=== Material for this exercise ===

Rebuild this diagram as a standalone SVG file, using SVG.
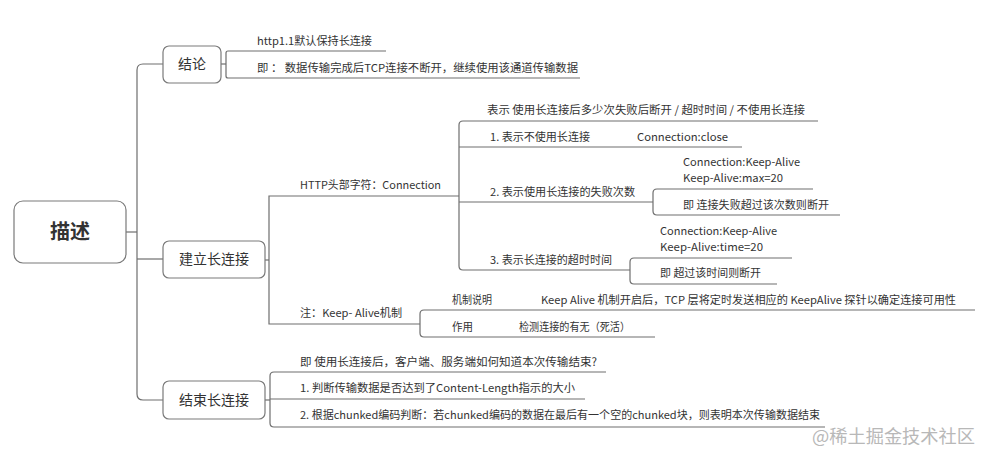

===
=== Material for this exercise ===

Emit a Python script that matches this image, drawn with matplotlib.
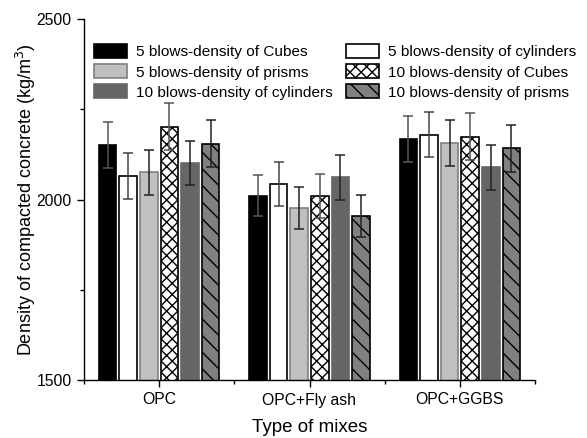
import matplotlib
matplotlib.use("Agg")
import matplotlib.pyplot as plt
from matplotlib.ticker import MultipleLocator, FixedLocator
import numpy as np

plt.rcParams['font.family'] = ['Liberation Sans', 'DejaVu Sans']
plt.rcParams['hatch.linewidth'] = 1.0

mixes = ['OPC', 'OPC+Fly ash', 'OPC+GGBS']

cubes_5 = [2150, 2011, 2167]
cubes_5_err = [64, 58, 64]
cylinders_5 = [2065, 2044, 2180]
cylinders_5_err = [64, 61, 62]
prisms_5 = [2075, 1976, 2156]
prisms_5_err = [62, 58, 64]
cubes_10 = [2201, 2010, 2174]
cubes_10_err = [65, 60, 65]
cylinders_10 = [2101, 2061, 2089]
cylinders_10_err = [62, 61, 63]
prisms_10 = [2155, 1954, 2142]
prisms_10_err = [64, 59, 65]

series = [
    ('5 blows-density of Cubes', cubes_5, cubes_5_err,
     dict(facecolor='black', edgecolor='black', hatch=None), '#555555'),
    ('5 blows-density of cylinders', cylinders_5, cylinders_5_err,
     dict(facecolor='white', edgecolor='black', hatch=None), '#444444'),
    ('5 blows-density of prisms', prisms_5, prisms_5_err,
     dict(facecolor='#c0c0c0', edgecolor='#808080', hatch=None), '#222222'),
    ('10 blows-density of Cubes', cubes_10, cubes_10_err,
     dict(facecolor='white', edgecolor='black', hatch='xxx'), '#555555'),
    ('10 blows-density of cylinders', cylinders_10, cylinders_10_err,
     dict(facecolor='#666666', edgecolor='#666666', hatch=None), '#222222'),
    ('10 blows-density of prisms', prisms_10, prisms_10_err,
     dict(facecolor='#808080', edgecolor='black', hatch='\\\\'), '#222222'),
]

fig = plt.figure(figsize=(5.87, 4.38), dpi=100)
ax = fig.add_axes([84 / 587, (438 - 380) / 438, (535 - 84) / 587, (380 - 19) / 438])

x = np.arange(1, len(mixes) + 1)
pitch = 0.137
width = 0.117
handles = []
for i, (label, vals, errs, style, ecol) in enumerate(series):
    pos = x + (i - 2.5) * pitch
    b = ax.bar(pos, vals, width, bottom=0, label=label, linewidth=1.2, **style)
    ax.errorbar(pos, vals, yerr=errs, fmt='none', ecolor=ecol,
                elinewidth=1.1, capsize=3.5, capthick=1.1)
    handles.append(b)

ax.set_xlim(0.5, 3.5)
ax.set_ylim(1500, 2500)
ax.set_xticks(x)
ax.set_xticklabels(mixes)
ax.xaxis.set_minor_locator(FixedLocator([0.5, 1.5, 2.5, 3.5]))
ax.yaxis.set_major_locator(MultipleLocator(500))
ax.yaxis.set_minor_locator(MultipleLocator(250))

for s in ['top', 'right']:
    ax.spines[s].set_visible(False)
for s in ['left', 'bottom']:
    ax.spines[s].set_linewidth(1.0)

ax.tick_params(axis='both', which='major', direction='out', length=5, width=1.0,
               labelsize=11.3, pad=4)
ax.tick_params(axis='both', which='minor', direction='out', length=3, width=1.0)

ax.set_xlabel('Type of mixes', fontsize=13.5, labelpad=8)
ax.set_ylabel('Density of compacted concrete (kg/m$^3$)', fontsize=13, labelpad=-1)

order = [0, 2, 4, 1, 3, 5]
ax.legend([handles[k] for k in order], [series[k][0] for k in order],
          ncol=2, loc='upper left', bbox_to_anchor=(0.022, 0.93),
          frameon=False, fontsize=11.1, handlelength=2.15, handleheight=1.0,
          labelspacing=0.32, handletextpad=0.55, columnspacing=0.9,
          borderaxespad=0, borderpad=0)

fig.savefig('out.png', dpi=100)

===
=== Material for this exercise ===

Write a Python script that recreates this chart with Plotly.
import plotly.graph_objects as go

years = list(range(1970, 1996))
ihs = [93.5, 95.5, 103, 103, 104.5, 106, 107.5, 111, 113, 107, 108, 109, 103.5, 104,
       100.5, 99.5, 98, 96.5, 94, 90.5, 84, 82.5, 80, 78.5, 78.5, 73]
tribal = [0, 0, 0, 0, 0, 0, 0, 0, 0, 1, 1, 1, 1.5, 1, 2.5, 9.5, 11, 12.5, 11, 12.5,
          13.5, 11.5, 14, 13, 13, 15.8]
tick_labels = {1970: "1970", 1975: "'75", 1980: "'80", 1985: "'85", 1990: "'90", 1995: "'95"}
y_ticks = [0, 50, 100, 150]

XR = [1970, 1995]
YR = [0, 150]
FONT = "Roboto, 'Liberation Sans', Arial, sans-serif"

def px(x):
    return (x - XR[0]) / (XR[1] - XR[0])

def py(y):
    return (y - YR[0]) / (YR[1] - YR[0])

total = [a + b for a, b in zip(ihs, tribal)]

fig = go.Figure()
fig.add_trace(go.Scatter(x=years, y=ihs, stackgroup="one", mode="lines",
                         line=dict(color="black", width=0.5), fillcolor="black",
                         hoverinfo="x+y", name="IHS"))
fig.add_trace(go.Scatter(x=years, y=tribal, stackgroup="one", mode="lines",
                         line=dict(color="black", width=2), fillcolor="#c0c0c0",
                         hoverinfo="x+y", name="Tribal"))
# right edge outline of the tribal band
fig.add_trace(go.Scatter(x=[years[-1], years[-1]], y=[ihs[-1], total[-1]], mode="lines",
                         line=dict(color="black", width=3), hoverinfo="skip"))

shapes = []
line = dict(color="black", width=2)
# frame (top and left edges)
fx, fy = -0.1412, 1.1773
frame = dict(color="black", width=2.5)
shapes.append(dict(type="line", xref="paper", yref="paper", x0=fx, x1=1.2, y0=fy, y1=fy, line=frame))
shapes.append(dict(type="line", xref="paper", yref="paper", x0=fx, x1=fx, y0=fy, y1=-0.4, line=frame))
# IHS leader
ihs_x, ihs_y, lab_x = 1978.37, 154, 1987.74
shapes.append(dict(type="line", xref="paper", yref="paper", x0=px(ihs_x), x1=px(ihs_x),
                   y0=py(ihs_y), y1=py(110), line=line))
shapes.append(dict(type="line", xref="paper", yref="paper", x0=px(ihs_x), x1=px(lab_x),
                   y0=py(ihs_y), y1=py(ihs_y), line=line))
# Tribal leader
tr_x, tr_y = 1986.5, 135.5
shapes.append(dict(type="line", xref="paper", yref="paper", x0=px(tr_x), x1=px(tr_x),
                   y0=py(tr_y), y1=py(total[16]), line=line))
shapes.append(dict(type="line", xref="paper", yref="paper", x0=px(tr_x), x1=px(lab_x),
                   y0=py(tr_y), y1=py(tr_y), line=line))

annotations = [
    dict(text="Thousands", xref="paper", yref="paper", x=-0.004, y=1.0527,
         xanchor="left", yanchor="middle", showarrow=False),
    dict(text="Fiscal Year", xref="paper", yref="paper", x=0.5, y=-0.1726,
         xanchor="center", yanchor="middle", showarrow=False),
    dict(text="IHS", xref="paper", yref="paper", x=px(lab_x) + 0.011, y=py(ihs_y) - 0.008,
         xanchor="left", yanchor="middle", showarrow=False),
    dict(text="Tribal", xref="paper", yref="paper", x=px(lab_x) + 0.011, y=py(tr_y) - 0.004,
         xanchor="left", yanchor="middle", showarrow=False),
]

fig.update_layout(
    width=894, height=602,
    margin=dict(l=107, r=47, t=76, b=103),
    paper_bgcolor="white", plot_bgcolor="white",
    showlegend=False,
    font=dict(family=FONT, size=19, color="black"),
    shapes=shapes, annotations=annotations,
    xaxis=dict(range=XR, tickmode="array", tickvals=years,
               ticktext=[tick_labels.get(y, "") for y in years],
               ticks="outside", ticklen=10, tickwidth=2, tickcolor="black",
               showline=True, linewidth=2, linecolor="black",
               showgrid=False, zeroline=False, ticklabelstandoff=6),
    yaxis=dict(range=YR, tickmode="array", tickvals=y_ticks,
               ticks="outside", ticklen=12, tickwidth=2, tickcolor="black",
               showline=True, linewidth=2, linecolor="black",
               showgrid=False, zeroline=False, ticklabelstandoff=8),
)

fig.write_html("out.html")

===

| Goal |
Make an exact copy of the lines from the one containing "Emit a Python" to the one containing "mixes = ['OPC', 'OPC+Fly ash', 'OPC+GGBS']", keeping both and leaving out every picture.

| Correct result |
Emit a Python script that matches this image, drawn with matplotlib.
import matplotlib
matplotlib.use("Agg")
import matplotlib.pyplot as plt
from matplotlib.ticker import MultipleLocator, FixedLocator
import numpy as np

plt.rcParams['font.family'] = ['Liberation Sans', 'DejaVu Sans']
plt.rcParams['hatch.linewidth'] = 1.0

mixes = ['OPC', 'OPC+Fly ash', 'OPC+GGBS']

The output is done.